Showing 4 changed files with 15 additions and 8 deletions.
diff --git a/invokeai/app/invocations/mask.py b/invokeai/app/invocations/mask.py
@@ -86,7 +86,7 @@ def invoke(self, context: InvocationContext) -> MaskOutput:
     title="Invert Tensor Mask",
     tags=["conditioning"],
     category="conditioning",
-    version="1.0.0",
+    version="1.1.0",
     classification=Classification.Beta,
 )
 class InvertTensorMaskInvocation(BaseInvocation):
@@ -96,6 +96,15 @@ class InvertTensorMaskInvocation(BaseInvocation):
 
     def invoke(self, context: InvocationContext) -> MaskOutput:
         mask = context.tensors.load(self.mask.tensor_name)
+
+        # Verify dtype and shape.
+        assert mask.dtype == torch.bool
+        assert mask.dim() in [2, 3]
+
+        # Unsqueeze the channel dimension if it is missing. The MaskOutput type expects a single channel.
+        if mask.dim() == 2:
+            mask = mask.unsqueeze(0)
+
         inverted = ~mask
 
         return MaskOutput(

diff --git a/invokeai/app/invocations/primitives.py b/invokeai/app/invocations/primitives.py
@@ -416,6 +416,7 @@ def invoke(self, context: InvocationContext) -> ColorOutput:
 class MaskOutput(BaseInvocationOutput):
     """A torch mask tensor."""
 
+    # shape: [1, H, W], dtype: bool
     mask: TensorField = OutputField(description="The mask.")
     width: int = OutputField(description="The width of the mask in pixels.")
     height: int = OutputField(description="The height of the mask in pixels.")

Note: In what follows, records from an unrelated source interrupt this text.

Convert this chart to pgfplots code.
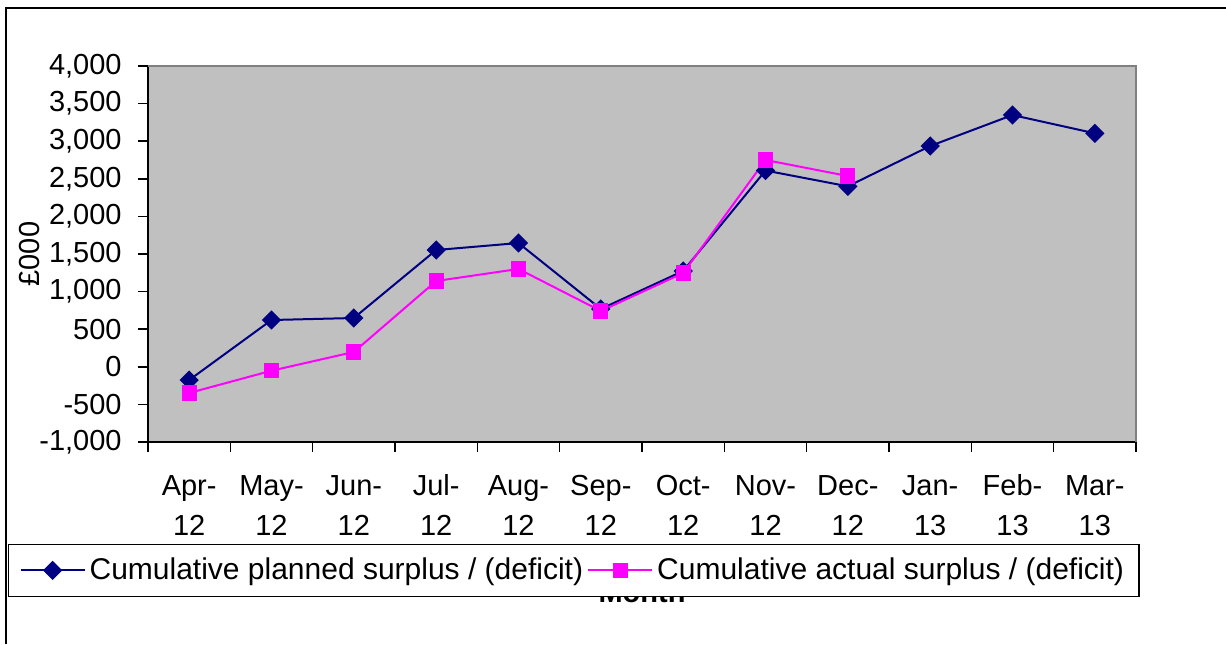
\documentclass[border=0pt]{standalone}
\usepackage{fontspec}
\setmainfont{Liberation Sans}
\usepackage{pgfplots}
\pgfplotsset{compat=1.18}
\definecolor{plotgrey}{RGB}{192,192,192}
\definecolor{navyc}{RGB}{0,0,128}
\definecolor{magc}{RGB}{255,0,255}
\definecolor{framegrey}{RGB}{128,128,128}
\begin{document}
\begin{tikzpicture}[font=\fontsize{14.5}{17}\selectfont]
\path[use as bounding box] (0pt,0pt) rectangle (613pt,322pt);
\draw[line width=1pt] (3pt,0pt) -- (3pt,318pt) -- (613pt,318pt);
\begin{axis}[
  scale only axis, width=494pt, height=188pt,
  at={(74pt,101pt)}, anchor=south west,
  xmin=-0.5, xmax=11.5, ymin=-1000, ymax=4000,
  ytick={-1000,-500,...,4000},
  xtick={0,...,11},
  xticklabels={{\strut Apr-\\12},{\strut May-\\12},{\strut Jun-\\12},{\strut Jul-\\12},{\strut Aug-\\12},{\strut Sep-\\12},{\strut Oct-\\12},{\strut Nov-\\12},{\strut Dec-\\12},{\strut Jan-\\13},{\strut Feb-\\13},{\strut Mar-\\13}},
  minor xtick={-0.5,0.5,...,11.5},
  major x tick style={draw=none},
  tick align=outside,
  major tick length=5pt, minor tick length=5pt,
  tick style={black, line width=0.75pt},
  axis lines*=left,
  axis line style={-, black, line width=0.9pt},
  axis background/.style={fill=plotgrey},
  after end axis/.code={\draw[framegrey, line width=1pt] (rel axis cs:0,1) -- (rel axis cs:1,1) -- (rel axis cs:1,0);},
  /pgf/number format/.cd, 1000 sep={,}, assume math mode=true,
  /pgfplots/.cd,
  yticklabel style={font=\fontsize{14.5}{17}\selectfont, anchor=east, inner sep=0pt, xshift=-8pt},
  xticklabel style={font=\fontsize{14.5}{20}\selectfont, align=center, anchor=north, inner sep=0pt, yshift=-7.4pt},
  ylabel={£000},
  ylabel style={at={(axis description cs:-0.1204,0.5)}, anchor=center, font=\fontsize{14.5}{17}\selectfont},
  xlabel={Month},
  xlabel style={at={(axis description cs:0.5,-0.428)}, anchor=base, font=\fontsize{14.5}{17}\selectfont\bfseries},
  legend columns=2,
  legend style={at={(axis description cs:-0.1417,-0.4122)}, anchor=south west, draw=black, line width=0.6pt, fill=white,
    font=\fontsize{15}{18}\selectfont, inner xsep=5.5pt, inner ysep=4.8pt,
    /tikz/every even column/.append style={column sep=0pt}},
  legend cell align=left,
  legend image code/.code={\draw[mark repeat=2,mark phase=2,#1] plot coordinates {(0pt,0pt) (16pt,0pt) (32pt,0pt)};},
]
\addplot[navyc, line width=1pt, mark=square*, mark size=2.9pt, mark options={rotate=45, solid, fill=navyc, draw=navyc}]
  coordinates {(0,-176) (1,622) (2,649) (3,1553) (4,1646) (5,769) (6,1274) (7,2610) (8,2400) (9,2936) (10,3348) (11,3105)};
\addlegendentry{Cumulative planned surplus / (deficit)}
\addplot[magc, line width=1pt, mark=square*, mark size=3.3pt, mark options={solid, fill=magc, draw=magc}]
  coordinates {(0,-348) (1,-52) (2,197) (3,1141) (4,1301) (5,742) (6,1247) (7,2750) (8,2537)};
\addlegendentry{Cumulative actual surplus / (deficit)}
\end{axis}
\end{tikzpicture}
\end{document}
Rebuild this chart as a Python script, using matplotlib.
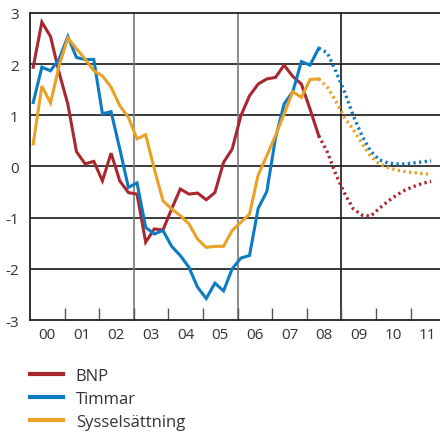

diff --git a/invokeai/app/invocations/segment_anything.py b/invokeai/app/invocations/segment_anything.py
@@ -49,7 +49,7 @@ def to_list(self) -> list[list[int]]:
     title="Segment Anything",
     tags=["prompt", "segmentation"],
     category="segmentation",
-    version="1.1.0",
+    version="1.2.0",
 )
 class SegmentAnythingInvocation(BaseInvocation):
     """Runs a Segment Anything Model."""
@@ -96,8 +96,10 @@ def invoke(self, context: InvocationContext) -> MaskOutput:
             # masks contains bool values, so we merge them via max-reduce.
             combined_mask, _ = torch.stack(masks).max(dim=0)
 
+        # Unsqueeze the channel dimension.
+        combined_mask = combined_mask.unsqueeze(0)
         mask_tensor_name = context.tensors.save(combined_mask)
-        height, width = combined_mask.shape
+        _, height, width = combined_mask.shape
         return MaskOutput(mask=TensorField(tensor_name=mask_tensor_name), width=width, height=height)
 
     @staticmethod

diff --git a/invokeai/frontend/web/src/services/api/schema.ts b/invokeai/frontend/web/src/services/api/schema.ts
@@ -7716,11 +7716,6 @@ export type components = {
          * @description Gets the bounding box of the given mask image.
          */
         GetMaskBoundingBoxInvocation: {
-            /**
-             * @description Optional metadata to be saved with the image
-             * @default null
-             */
-            metadata?: components["schemas"]["MetadataField"] | null;
             /**
              * Id
              * @description The id of this instance of an invocation. Must be unique among all instances of invocations.